Camp Shrivers attendees receive a special surprise from Seahawks
ANCHORAGE, Alaska (KTUU) - The gym at Special Olympics Alaska in Anchorage erupted in applause and screams from Camp Shriver attendees on Wednesday afternoon as they were surprised with the appearance of pro football player K.J. Wright and the Seattle Seahawks mascot “Blitz.”
“Pretty excited,” camper Jordan Sticka said. “Pretty cool.”
The Seahawks have had a long-running relationship with Special Olympics Alaska and Camp Shriver. It has become a yearly tradition for members of the National Football League’s Seattle Seahawks community to pop in each summer and say hello. This year, they surprised campers with free shoes.
But it’s not the footballers that keep Sticka from returning each year. The three-time camper said it’s the community that surrounds her.
“It’s so much fun,” Sticka said. “There’s lots of activities to do, and meet new people, see old friends.”
Sticka is just one of roughly 60 campers, ranging in age from 13 to 18. Camp Shriver specializes in bringing teens together of all intellectual abilities, honing in on the concept of inclusivity.
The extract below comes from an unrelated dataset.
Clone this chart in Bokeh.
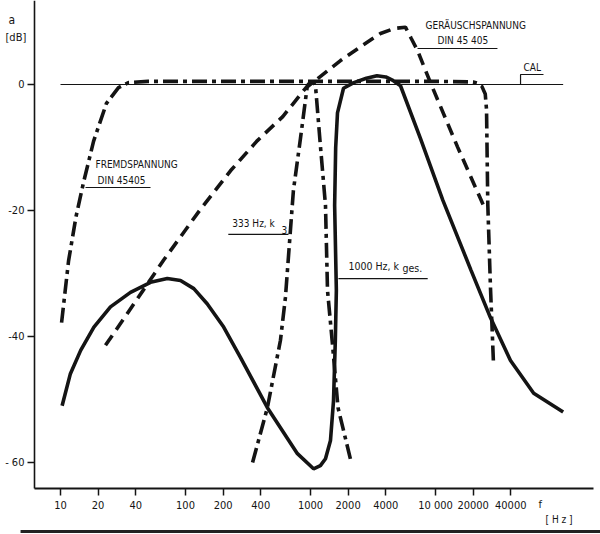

“Meeting new friends,” Sticka said. “It’s just a happy place where I feel comfortable and confident.”
Everyone at the camp unites over a shared love for sports and introduces youth to a strong idea of inclusivity.
“This is really an opportunity for youngsters to learn about each other’s world, and to really build lifelong friendships and lifelong skills,” Sue Perles, CEO for Special Olympics Alaska, said. “... Everyone is included in every step of the camp. Campers are involved in decision making.”
Campers converge from all over the state, representing a total of 22 schools. Perles said the lessons that campers learn at the site will teach them valuable life skills they can bring back to their own schools once classes return.
“Having programs and teams and friendships that include all kinds of people” Perles said.
In addition to being the first building block to campers crafting lifelong skills, Perles said the ideas of inclusivity that they learn now will translate later in the work field, promoting a more inclusive tomorrow, by teaching youth those skillsets today.
“(It is to) really make this a way of living for the rest of their life,” Perles said.